**INSTRUCTIONS TO FOLLOW**
Your answer should be a single number: the count of lines that include "this".
---------- ENTRIES PROVIDED
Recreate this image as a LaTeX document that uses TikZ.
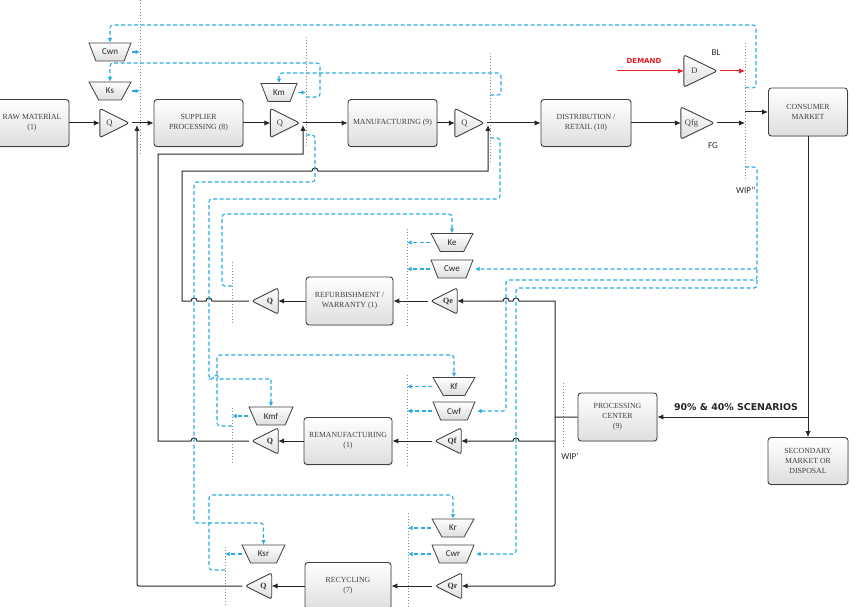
--------------------
---------- ENTRIES PROVIDED
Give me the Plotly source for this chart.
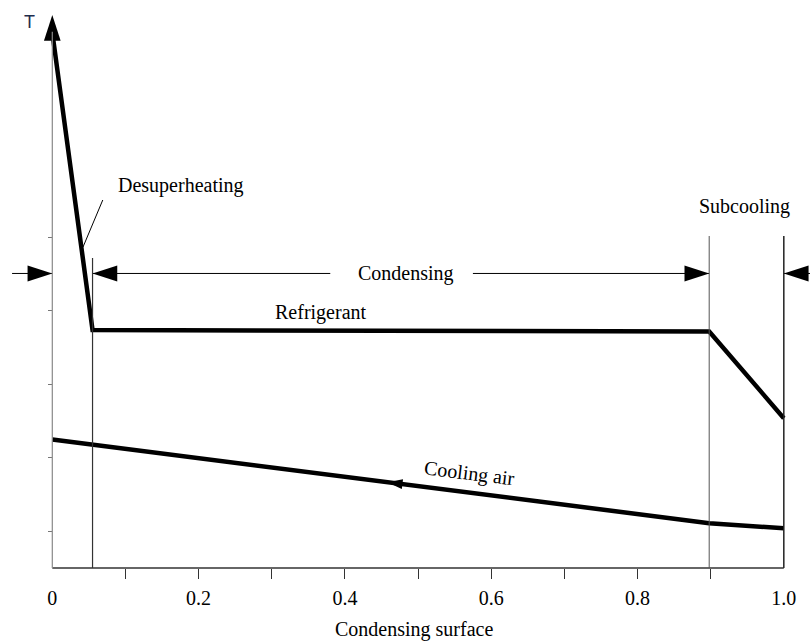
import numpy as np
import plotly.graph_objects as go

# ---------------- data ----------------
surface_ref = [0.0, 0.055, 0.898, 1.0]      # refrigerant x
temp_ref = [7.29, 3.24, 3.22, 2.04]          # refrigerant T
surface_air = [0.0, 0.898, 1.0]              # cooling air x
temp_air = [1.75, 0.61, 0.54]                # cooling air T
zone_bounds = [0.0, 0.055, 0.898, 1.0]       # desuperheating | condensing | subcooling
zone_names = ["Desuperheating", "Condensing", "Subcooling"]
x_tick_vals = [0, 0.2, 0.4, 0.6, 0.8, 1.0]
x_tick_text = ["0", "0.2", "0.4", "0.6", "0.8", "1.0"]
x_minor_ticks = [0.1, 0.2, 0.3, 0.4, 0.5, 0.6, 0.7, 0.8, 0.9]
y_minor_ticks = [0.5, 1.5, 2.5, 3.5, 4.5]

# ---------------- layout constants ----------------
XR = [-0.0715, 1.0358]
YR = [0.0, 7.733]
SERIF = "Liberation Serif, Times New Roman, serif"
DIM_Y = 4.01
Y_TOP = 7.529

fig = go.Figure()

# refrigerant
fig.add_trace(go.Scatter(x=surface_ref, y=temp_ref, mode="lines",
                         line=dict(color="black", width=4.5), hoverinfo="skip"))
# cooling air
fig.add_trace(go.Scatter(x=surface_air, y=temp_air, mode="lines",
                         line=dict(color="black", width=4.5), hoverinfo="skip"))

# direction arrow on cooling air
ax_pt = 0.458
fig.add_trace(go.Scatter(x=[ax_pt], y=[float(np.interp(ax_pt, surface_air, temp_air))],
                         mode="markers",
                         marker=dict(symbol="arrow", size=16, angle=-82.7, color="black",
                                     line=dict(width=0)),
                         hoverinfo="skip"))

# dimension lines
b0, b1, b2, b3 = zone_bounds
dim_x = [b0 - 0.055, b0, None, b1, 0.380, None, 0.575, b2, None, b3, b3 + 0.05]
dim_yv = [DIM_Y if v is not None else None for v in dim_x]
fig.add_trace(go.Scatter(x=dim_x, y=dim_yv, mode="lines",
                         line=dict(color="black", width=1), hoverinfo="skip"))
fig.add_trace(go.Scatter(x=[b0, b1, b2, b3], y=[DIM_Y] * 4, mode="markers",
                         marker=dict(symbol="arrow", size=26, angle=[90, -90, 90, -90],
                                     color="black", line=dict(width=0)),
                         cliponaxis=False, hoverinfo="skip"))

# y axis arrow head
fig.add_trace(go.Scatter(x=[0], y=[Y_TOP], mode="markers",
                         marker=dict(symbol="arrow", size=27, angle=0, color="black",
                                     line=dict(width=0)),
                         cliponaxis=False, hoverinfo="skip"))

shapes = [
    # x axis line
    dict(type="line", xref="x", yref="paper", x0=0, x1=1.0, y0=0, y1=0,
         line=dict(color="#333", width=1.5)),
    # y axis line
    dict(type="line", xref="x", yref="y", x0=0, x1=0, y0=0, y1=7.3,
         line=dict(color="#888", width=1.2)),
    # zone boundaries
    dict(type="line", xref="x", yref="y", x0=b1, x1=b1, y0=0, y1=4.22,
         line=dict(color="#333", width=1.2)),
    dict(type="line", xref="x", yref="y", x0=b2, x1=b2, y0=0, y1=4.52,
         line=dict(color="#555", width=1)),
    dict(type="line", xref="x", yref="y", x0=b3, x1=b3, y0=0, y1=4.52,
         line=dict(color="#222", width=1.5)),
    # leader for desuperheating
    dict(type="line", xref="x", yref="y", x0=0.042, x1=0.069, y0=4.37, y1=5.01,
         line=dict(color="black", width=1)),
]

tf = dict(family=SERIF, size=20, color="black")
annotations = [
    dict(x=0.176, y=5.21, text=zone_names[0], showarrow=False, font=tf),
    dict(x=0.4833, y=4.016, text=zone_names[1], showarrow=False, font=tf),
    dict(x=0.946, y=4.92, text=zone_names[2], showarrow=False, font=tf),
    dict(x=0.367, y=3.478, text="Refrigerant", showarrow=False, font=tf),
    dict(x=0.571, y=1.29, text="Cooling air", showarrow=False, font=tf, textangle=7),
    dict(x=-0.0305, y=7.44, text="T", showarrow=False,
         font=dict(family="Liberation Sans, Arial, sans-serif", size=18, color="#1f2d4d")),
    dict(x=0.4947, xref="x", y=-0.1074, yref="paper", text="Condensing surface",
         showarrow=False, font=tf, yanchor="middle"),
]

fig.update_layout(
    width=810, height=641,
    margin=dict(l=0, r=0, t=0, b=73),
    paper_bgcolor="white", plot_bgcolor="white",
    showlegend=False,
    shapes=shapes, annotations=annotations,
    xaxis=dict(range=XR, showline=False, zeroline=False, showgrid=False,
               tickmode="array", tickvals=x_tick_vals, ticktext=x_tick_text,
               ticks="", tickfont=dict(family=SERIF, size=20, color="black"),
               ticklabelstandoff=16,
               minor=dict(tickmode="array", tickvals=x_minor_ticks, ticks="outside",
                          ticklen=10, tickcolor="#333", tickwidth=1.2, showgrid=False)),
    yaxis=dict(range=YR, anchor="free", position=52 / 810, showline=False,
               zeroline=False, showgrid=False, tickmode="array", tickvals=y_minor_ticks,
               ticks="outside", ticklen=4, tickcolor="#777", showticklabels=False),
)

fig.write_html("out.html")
--------------------
**EXERCISE ANSWER**
2